Action on the proposal by the Legislature prior to the Nov. 4 election theoretically would trump two Keep Wolves Protected/Humane Society ballot proposals. The Citizens for Professional Wildlife Management initiative also calls for a $1 million state appropriation toward keeping Asian carp out of the Great Lakes and for a reduction in the cost of fishing licenses for veterans from $1 to zero.

Those provisions, the Let Michigan Vote Coalition charges, have nothing to do with hunting and were thrown in to make the proposal immune to any further challenge by wolf hunting opponents. Generally, legislation containing appropriations can’t be overturned.

Legislative passage “would silence Michigan voters,” said Vicki Deisner, Midwest legislative director for the American Society for Prevention of Cruelty to Animals, which is also in the coalition. She said all future hunting decisions would be left to “a panel of political appointees.”

The seven-member Michigan Natural Resources Commission is made up of governor’s appointees. It’s intended to provide citizen oversight for the Department of Natural Resources.

In a confusing set of developments for state voters, petitions have been turned in for three wolf hunting-related initiatives — two opposing it and one favoring it.

The first Keep Wolves Protected effort in 2013 was a referendum on a 2012 law passed by the Legislature and signed by Gov.
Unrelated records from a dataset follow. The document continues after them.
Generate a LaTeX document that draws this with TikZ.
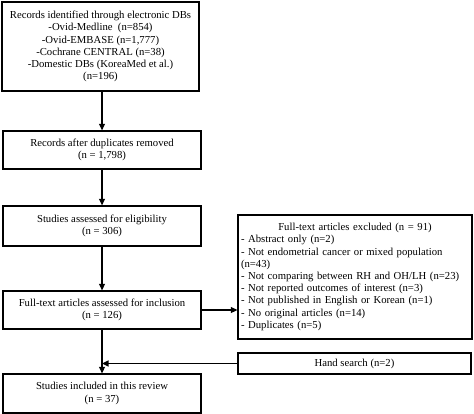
\documentclass[tikz,border=0pt]{standalone}
\usepackage{fontspec}
\setmainfont{Liberation Serif}
\usetikzlibrary{arrows.meta}
\begin{document}
\begin{tikzpicture}[x=1pt,y=-1pt,
  font=\fontsize{10.7pt}{12.2pt}\selectfont,
  box/.style={draw=black,line width=1.3pt,rectangle,inner sep=0pt,align=center},
  conn/.style={line width=1.3pt,-{Triangle[length=6.5pt,width=6pt]}}]
\useasboundingbox (0,0) rectangle (474,414);
\node[box,minimum width=197pt,minimum height=89pt] (b1) at (100.5,46.5)
  {Records identified through electronic DBs\\-Ovid-Medline\ \ (n=854)\\-Ovid-EMBASE (n=1,777)\\-Cochrane CENTRAL (n=38)\\-Domestic DBs (KoreaMed et al.)\\(n=196)};
\node[box,minimum width=198pt,minimum height=38pt] (b2) at (102,150)
  {Records after duplicates removed\\(n = 1,798)};
\node[box,minimum width=198pt,minimum height=40pt] (b3) at (102,226)
  {Studies assessed for eligibility\\(n = 306)};
\node[box,minimum width=198pt,minimum height=38pt] (b4) at (102,310)
  {Full-text articles assessed for inclusion\\(n = 126)};
\node[box,minimum width=198pt,minimum height=39pt] (b5) at (102,393.5)
  {Studies included in this review\\(n = 37)};
\node[box,minimum width=234pt,minimum height=124pt,text width=228pt,align=left] (ex) at (355,277)
  {\makebox[\hsize][c]{Full-text articles excluded (n = 91)}\\
   - Abstract only (n=2)\\
   - Not endometrial cancer or mixed population\\
   (n=43)\\
   - Not comparing between RH and OH/LH (n=23)\\
   - Not reported outcomes of interest (n=3)\\
   - Not published in English or Korean (n=1)\\
   - No original articles (n=14)\\
   - Duplicates (n=5)};
\node[box,minimum width=233pt,minimum height=21pt] (hs) at (354.5,363.5)
  {Hand search (n=2)};
\coordinate (m) at (b4.south |- hs.west);
\draw[conn] (b1.south -| b2.north) -- (b2.north);
\draw[conn] (b2.south) -- (b3.north);
\draw[conn] (b3.south) -- (b4.north);
\draw[conn] (b4.east) -- (b4.east -| ex.west);
\draw[conn] (b4.south) -- (b5.north);
\draw[conn] (hs.west) -- (m);
\end{tikzpicture}
\end{document}
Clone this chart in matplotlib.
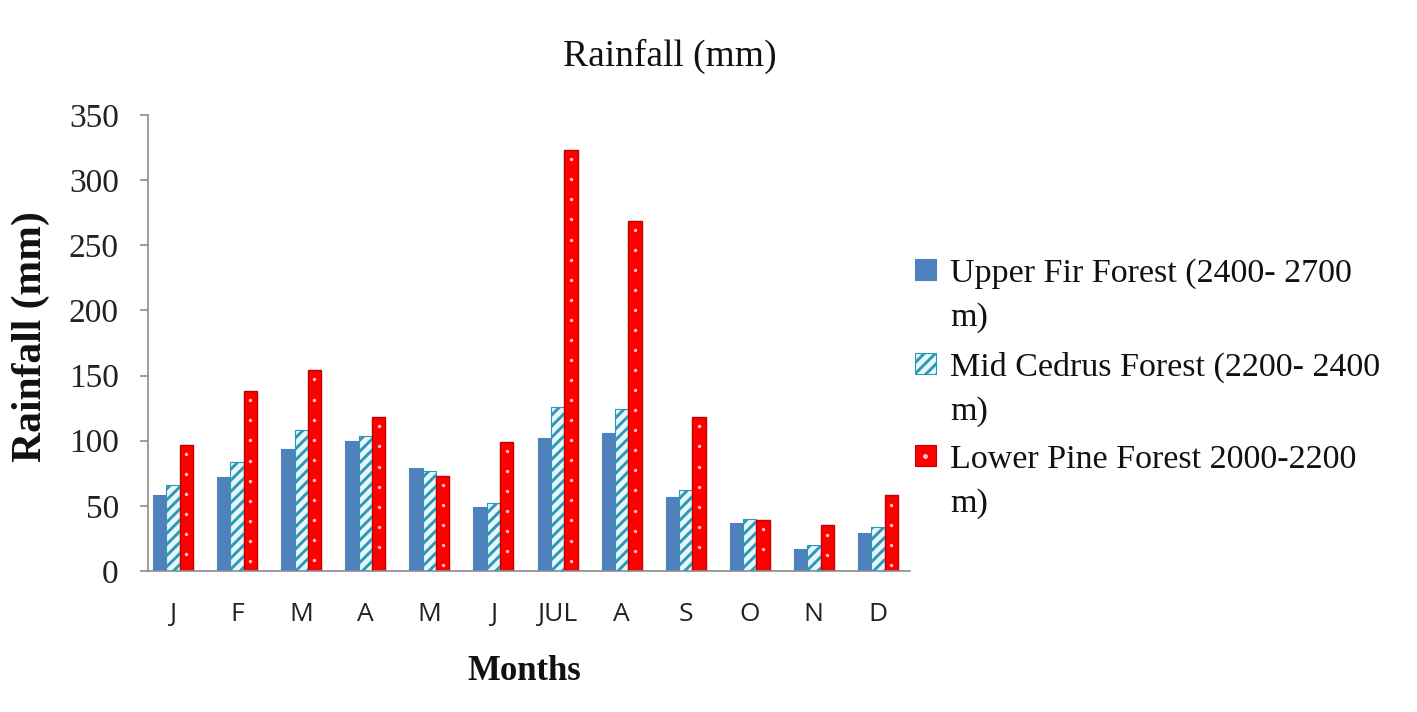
import matplotlib
matplotlib.use("Agg")
import matplotlib.pyplot as plt
import numpy as np
from matplotlib.patches import Rectangle

# monthly rainfall (mm)
months = ["J", "F", "M", "A", "M", "J", "JUL", "A", "S", "O", "N", "D"]
upper_fir = [58, 72, 94, 100, 79, 49, 102, 106, 57, 37, 17, 29]
mid_cedrus = [66, 84, 108, 104, 77, 52, 126, 124, 62, 40, 20, 34]
lower_pine = [97, 138, 154, 118, 73, 99, 323, 269, 118, 39, 35, 58]

labels = ["Upper Fir Forest (2400- 2700\nm)",
          "Mid Cedrus Forest (2200- 2400\nm)",
          "Lower Pine Forest 2000-2200\nm)"]

W, H = 1417, 712
SERIF = "Liberation Serif"
plt.rcParams["hatch.linewidth"] = 2.1

fig = plt.figure(figsize=(W / 100, H / 100), dpi=100)
ax = fig.add_axes([148 / W, 1 - 571 / H, 762 / W, 456 / H])

blue = "#4F81BD"
teal = "#2E98B8"
red = "#FF0000"
dot_col = "#FFC8C8"

x = np.arange(len(months))
bw = 0.208

ax.bar(x - bw, upper_fir, bw, color=blue, edgecolor=blue, linewidth=0.8, zorder=2)
ax.bar(x, mid_cedrus, bw, color="#E8F6FA", edgecolor=teal, linewidth=0.8, zorder=2)
ax.bar(x, mid_cedrus, bw, facecolor="none", edgecolor=teal, hatch="///",
       linewidth=0, zorder=3)
ax.bar(x + bw, lower_pine, bw, color=red, edgecolor="#C00000", linewidth=1.0, zorder=2)

# the little dots running up the centre of each red bar
step = 15.4
for xi, v in zip(x + bw, lower_pine):
    ys = np.arange(v - 7, 4, -step)
    ax.scatter(np.full(len(ys), xi), ys, s=6, color=dot_col, linewidths=0, zorder=4)

ax.set_xlim(-0.39, 11.5)
ax.set_ylim(0, 350)
ax.set_yticks(range(0, 351, 50))
ax.set_xticks(x)
ax.set_xticklabels(months, fontfamily="Open Sans", fontsize=19, color="#222222")
for lab in ax.get_yticklabels():
    lab.set_fontfamily(SERIF)
    lab.set_fontsize(24)
    lab.set_color("#222222")

for side in ["top", "right"]:
    ax.spines[side].set_visible(False)
for side in ["left", "bottom"]:
    ax.spines[side].set_color("#8C8C8C")
    ax.spines[side].set_linewidth(1.2)
ax.tick_params(axis="y", length=6, width=1.2, color="#8C8C8C", pad=15)
ax.tick_params(axis="x", length=0, pad=22)

fig.text(670 / W, 1 - 66 / H, "Rainfall (mm)", fontfamily=SERIF, fontsize=27,
         ha="center", va="baseline", color="#111111")
fig.text(31 / W, 1 - 337 / H, "Rainfall (mm)", fontfamily=SERIF, fontsize=30,
         fontweight="bold", rotation=90, ha="center", va="center", color="#111111")
fig.text(524 / W, 1 - 680 / H, "Months", fontfamily=SERIF, fontsize=25,
         fontweight="bold", ha="center", va="baseline", color="#111111")

# legend drawn by hand so the key sits on the first line of each wrapped label
first_baselines = [282, 376, 468]
keys = [(blue, blue), ("#E8F6FA", teal), (red, "#C00000")]
for i, (lab, base) in enumerate(zip(labels, first_baselines)):
    fc, ec = keys[i]
    kx, ky = 915 / W, 1 - (base - 2) / H
    fig.add_artist(Rectangle((kx, ky), 21 / W, 21 / H, transform=fig.transFigure,
                             facecolor=fc, edgecolor=ec, lw=0.8))
    if i == 1:
        fig.add_artist(Rectangle((kx, ky), 21 / W, 21 / H, transform=fig.transFigure,
                                 facecolor="none", edgecolor=teal, hatch="///", lw=0))
    if i == 2:
        fig.add_artist(plt.Line2D([kx + 10.5 / W], [ky + 10.5 / H], marker="o",
                                  markersize=2.5, color=dot_col, linestyle="none",
                                  transform=fig.transFigure))
    for k, line in enumerate(lab.split("\n")):
        fig.text(950 / W, 1 - (base + 44 * k) / H, line, fontfamily=SERIF,
                 fontsize=24.5, ha="left", va="baseline", color="#111111")

fig.savefig("out.png", dpi=100)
Rick Snyder to allow wolf hunting.

That proposal will be on the ballot, although subsequent legislative action appears to make it moot. Lawmakers and Snyder hastily adopted legislation to put the Natural Resources Commission in charge of wolf hunting decisions, which led to last fall’s hunt.

Keep Wolves Protected then turned in a second batch of petitions this spring for a ballot initiative to counter the 2013 legislative action. That, too, will be on the Nov. 4 ballot.

If the Legislature allows the pro-wolf hunting proposition to go before voters, rather than pass it into law, it will be the third wolf hunting proposal on the ballot.

The proposal gaining the most votes would win.